Work to do: Quote all of the data that follows exactly as written, skipping the images.

Material provided:
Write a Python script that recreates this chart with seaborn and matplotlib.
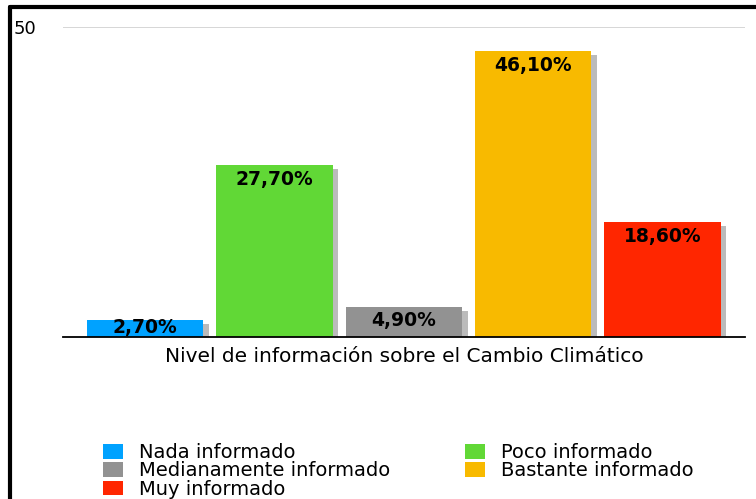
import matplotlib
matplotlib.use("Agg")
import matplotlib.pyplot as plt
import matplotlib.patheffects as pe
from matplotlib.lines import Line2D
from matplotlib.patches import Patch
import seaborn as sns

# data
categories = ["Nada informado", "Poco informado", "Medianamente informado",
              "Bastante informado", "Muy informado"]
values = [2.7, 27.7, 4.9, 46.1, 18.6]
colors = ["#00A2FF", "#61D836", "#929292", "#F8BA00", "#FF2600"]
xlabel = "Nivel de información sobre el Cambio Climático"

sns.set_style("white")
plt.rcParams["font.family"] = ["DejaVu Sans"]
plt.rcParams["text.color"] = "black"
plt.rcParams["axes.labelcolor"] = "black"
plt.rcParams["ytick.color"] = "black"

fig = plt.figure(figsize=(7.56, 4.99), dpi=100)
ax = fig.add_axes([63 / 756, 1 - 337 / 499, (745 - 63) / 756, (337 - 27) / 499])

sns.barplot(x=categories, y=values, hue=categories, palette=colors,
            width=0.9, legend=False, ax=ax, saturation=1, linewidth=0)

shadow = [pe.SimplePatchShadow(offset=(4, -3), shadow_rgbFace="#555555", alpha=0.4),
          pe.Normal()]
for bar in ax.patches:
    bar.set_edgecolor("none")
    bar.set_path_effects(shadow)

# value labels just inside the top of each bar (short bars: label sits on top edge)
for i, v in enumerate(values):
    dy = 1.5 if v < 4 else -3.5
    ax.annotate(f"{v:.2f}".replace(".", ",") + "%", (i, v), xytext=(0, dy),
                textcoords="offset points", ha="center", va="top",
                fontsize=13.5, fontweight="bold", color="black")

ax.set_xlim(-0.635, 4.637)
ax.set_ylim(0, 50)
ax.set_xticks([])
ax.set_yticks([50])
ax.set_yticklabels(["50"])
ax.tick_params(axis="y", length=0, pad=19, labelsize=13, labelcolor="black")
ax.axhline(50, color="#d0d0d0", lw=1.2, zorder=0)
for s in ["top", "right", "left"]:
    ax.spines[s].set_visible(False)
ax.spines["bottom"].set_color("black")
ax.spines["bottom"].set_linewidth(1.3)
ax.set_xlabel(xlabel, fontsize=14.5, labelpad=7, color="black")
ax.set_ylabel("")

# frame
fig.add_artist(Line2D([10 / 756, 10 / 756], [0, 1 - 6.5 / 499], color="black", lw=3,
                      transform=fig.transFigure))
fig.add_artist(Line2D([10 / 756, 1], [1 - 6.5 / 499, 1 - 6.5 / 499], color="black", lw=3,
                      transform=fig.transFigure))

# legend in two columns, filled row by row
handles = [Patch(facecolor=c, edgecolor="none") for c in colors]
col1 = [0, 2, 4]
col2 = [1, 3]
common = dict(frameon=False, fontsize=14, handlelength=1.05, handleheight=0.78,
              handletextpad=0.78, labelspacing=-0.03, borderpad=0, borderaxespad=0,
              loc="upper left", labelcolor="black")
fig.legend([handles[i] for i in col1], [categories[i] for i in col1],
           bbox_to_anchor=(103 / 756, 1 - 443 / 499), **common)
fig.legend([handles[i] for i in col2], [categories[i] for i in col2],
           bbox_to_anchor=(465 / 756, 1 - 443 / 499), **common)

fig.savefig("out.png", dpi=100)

Correct result:
Write a Python script that recreates this chart with seaborn and matplotlib.
import matplotlib
matplotlib.use("Agg")
import matplotlib.pyplot as plt
import matplotlib.patheffects as pe
from matplotlib.lines import Line2D
from matplotlib.patches import Patch
import seaborn as sns

# data
categories = ["Nada informado", "Poco informado", "Medianamente informado",
              "Bastante informado", "Muy informado"]
values = [2.7, 27.7, 4.9, 46.1, 18.6]
colors = ["#00A2FF", "#61D836", "#929292", "#F8BA00", "#FF2600"]
xlabel = "Nivel de información sobre el Cambio Climático"

sns.set_style("white")
plt.rcParams["font.family"] = ["DejaVu Sans"]
plt.rcParams["text.color"] = "black"
plt.rcParams["axes.labelcolor"] = "black"
plt.rcParams["ytick.color"] = "black"

fig = plt.figure(figsize=(7.56, 4.99), dpi=100)
ax = fig.add_axes([63 / 756, 1 - 337 / 499, (745 - 63) / 756, (337 - 27) / 499])

sns.barplot(x=categories, y=values, hue=categories, palette=colors,
            width=0.9, legend=False, ax=ax, saturation=1, linewidth=0)

shadow = [pe.SimplePatchShadow(offset=(4, -3), shadow_rgbFace="#555555", alpha=0.4),
          pe.Normal()]
for bar in ax.patches:
    bar.set_edgecolor("none")
    bar.set_path_effects(shadow)

# value labels just inside the top of each bar (short bars: label sits on top edge)
for i, v in enumerate(values):
    dy = 1.5 if v < 4 else -3.5
    ax.annotate(f"{v:.2f}".replace(".", ",") + "%", (i, v), xytext=(0, dy),
                textcoords="offset points", ha="center", va="top",
                fontsize=13.5, fontweight="bold", color="black")

ax.set_xlim(-0.635, 4.637)
ax.set_ylim(0, 50)
ax.set_xticks([])
ax.set_yticks([50])
ax.set_yticklabels(["50"])
ax.tick_params(axis="y", length=0, pad=19, labelsize=13, labelcolor="black")
ax.axhline(50, color="#d0d0d0", lw=1.2, zorder=0)
for s in ["top", "right", "left"]:
    ax.spines[s].set_visible(False)
ax.spines["bottom"].set_color("black")
ax.spines["bottom"].set_linewidth(1.3)
ax.set_xlabel(xlabel, fontsize=14.5, labelpad=7, color="black")
ax.set_ylabel("")

# frame
fig.add_artist(Line2D([10 / 756, 10 / 756], [0, 1 - 6.5 / 499], color="black", lw=3,
                      transform=fig.transFigure))
fig.add_artist(Line2D([10 / 756, 1], [1 - 6.5 / 499, 1 - 6.5 / 499], color="black", lw=3,
                      transform=fig.transFigure))

# legend in two columns, filled row by row
handles = [Patch(facecolor=c, edgecolor="none") for c in colors]
col1 = [0, 2, 4]
col2 = [1, 3]
common = dict(frameon=False, fontsize=14, handlelength=1.05, handleheight=0.78,
              handletextpad=0.78, labelspacing=-0.03, borderpad=0, borderaxespad=0,
              loc="upper left", labelcolor="black")
fig.legend([handles[i] for i in col1], [categories[i] for i in col1],
           bbox_to_anchor=(103 / 756, 1 - 443 / 499), **common)
fig.legend([handles[i] for i in col2], [categories[i] for i in col2],
           bbox_to_anchor=(465 / 756, 1 - 443 / 499), **common)

fig.savefig("out.png", dpi=100)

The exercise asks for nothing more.